New York and DC Police Search for Serial Killer
WASHINGTON — The mayors of Washington, D.C., and New York City released a statement Sunday saying they are tracking what appears to be a serial killer who is attacking homeless people at random in both cities.
Police blame at least six shootings or stabbings, three of them fatal, on a single man.
Another round of shootings on Saturday in New York is being investigated for possible links to the same assailant.
The federal Bureau of Alcohol, Tobacco, Firearms and Explosives has joined the investigation. The agency is offering a $45,000 reward for information leading to the arrest and prosecution of the suspected killer.
“As our law enforcement agencies work quickly with federal partners to locate the suspect, we are also calling on unsheltered residents to seek shelter,” Washington, D.C., Mayor Muriel Bowser and New York City Mayor Eric Adams said in a joint statement. “Again, it is heartbreaking and tragic to know that in addition to all the dangers that unsheltered residents face, we now have a cold-blooded killer on the loose, but we are certain that we will get the suspect off the street and into police custody.”
The shootings are prompting officials in both cities to reconsider their policies on protecting homeless persons.
In Washington, the city council has moved in recent months to shut down homeless camps, which has the effect of scattering the residents and forcing some to sleep unprotected on streets.
Now council members are considering whether to allow the camps to reopen as a way of keeping homeless people together in a place where police can monitor them better.
During hearings in November to weigh options, Deputy Mayor Wayne Turnage told council members the number of homeless encampments grew 40% in the previous year. He put part of the blame on the economic recession and loss of jobs caused by the COVID-19 pandemic.
So far, much of the city’s effort has been directed at giving homeless persons vouchers for temporary housing at public housing facilities or in low-rent apartments.
Critics of the program, called Coordinated Assistance and Resources for Encampments, or CARE, described it as a short-term solution.
One 37-year-old homeless man testified to the council by video link to say, “I’ve been homeless for seven years. Where are we supposed to go, a crowded bus stop? Or put a blanket on the street?”
In New York, many of the homeless people take refuge in the city’s vast subway system.
The city has been sending police and mental health workers into the system in recent weeks to clear them out. Police are enforcing rules that prohibit them from sleeping on trains or riding the same lines all night.
City and state officials say the rise in homeless persons created by the pandemic is frightening away other persons who want to ride the transit system to get home or to their jobs.
In the first suspected attack on a homeless person March 3, Washington police were called to a downtown neighborhood for a report of an adult male victim with gunshot wounds.
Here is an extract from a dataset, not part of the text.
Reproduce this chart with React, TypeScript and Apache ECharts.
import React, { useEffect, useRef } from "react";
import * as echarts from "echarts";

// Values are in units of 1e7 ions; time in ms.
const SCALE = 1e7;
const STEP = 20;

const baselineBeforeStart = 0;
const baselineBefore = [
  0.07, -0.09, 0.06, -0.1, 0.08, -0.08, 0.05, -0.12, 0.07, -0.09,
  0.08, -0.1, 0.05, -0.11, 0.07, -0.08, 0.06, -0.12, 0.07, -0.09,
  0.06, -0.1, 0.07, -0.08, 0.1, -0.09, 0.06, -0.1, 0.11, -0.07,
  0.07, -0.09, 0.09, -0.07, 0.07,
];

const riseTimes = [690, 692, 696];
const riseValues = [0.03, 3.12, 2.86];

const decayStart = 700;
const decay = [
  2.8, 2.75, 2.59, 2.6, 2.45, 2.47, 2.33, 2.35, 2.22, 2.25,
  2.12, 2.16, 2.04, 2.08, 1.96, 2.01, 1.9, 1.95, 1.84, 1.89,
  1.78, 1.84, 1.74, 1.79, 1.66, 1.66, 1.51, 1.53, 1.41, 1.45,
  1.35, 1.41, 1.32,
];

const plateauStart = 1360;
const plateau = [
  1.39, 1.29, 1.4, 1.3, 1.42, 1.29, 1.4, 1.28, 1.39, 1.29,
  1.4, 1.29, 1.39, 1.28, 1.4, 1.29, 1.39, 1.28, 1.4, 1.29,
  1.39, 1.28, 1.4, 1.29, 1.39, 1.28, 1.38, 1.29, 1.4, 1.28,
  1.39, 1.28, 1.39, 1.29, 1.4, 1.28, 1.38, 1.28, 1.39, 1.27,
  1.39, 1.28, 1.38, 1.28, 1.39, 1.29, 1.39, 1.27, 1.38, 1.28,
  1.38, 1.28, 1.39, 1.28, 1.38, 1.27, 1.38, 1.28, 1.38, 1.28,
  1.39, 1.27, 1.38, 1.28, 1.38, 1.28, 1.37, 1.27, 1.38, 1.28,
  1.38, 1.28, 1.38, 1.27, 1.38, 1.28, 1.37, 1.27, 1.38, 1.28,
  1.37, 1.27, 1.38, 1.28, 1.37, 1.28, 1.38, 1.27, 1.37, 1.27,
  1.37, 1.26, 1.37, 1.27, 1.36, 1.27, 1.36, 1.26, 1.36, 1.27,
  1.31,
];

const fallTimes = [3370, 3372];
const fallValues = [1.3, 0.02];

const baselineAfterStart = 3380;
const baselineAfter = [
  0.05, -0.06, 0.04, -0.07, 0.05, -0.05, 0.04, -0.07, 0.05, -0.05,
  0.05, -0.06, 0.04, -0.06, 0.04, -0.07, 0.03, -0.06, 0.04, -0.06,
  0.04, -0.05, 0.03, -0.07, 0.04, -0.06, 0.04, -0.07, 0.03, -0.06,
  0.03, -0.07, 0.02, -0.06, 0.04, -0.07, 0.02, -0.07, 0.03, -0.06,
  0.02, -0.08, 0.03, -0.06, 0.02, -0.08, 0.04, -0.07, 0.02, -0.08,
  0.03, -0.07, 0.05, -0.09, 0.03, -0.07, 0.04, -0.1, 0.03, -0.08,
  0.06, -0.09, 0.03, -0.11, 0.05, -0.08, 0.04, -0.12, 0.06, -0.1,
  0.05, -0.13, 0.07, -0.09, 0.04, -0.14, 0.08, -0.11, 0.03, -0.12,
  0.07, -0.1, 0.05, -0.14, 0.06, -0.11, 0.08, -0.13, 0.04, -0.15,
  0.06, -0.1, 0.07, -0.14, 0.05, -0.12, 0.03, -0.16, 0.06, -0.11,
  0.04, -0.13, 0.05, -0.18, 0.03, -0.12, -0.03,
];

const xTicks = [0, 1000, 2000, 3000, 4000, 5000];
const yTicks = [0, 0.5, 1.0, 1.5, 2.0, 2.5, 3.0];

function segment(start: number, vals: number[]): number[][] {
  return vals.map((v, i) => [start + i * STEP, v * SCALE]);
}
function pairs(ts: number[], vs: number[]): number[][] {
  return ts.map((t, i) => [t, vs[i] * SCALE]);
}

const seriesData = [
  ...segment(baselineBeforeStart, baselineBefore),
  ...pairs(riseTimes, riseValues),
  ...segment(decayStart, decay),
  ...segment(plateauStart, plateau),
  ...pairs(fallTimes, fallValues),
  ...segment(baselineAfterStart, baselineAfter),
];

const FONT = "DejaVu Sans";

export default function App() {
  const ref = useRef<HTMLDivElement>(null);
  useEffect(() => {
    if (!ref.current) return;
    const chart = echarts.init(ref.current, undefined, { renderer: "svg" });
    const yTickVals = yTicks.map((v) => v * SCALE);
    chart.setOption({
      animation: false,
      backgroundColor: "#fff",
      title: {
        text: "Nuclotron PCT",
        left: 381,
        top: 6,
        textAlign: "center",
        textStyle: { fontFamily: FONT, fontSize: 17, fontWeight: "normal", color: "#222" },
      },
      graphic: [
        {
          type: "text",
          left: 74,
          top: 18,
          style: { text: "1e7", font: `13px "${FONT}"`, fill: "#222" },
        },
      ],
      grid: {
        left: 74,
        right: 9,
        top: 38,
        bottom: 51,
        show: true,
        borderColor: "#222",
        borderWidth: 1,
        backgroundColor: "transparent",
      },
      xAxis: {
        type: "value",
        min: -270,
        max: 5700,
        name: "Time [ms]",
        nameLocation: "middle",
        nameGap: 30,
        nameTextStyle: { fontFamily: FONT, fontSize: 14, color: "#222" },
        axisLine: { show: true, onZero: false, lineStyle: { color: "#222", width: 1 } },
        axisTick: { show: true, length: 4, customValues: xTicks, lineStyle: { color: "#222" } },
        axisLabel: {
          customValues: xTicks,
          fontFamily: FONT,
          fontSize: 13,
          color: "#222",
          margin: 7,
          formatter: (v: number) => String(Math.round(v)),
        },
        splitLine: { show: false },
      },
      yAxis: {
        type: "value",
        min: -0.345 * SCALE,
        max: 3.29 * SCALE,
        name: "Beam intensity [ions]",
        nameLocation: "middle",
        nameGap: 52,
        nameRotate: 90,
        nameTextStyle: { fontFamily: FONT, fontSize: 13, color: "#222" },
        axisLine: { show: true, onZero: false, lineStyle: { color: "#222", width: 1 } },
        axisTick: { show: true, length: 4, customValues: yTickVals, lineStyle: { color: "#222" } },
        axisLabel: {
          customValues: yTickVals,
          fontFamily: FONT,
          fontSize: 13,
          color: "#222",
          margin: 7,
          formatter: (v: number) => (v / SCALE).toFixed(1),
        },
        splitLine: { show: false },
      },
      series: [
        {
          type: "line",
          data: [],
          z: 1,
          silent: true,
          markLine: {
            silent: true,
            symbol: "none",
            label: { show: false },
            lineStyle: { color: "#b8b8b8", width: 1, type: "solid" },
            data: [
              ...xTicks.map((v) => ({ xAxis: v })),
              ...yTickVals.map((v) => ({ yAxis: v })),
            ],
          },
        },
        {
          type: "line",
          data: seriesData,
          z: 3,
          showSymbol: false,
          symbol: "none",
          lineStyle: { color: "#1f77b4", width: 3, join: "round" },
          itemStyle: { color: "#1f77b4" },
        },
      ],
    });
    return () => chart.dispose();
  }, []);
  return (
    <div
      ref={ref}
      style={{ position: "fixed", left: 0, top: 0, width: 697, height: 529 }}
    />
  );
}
He was transported to a hospital with non-life-threatening injuries.
The first fatality was reported March 9 in Washington, when police saw a tent in a homeless encampment on fire. Further investigation revealed a deceased man inside who had been shot and stabbed multiple times.
In the shootings this weekend, a 38-year-old man was shot in the arm while sleeping on a street near the Empire State Building in New York City Saturday morning. He survived but a second homeless man suffered fatal “gunshot wounds to the head and neck” hours later, police said.
Washington Police Chief Robert Contee issued a statement Sunday saying, “From the first incident, the Metropolitan Police have spared no resources in our efforts to identify the suspect behind these cowardly acts. We are committed to sharing every investigative path, clue and piece of evidence with our law enforcement partners to bring this investigation to a swift conclusion and the individual behind these vicious crimes to justice.”
Police also released photos of the suspect.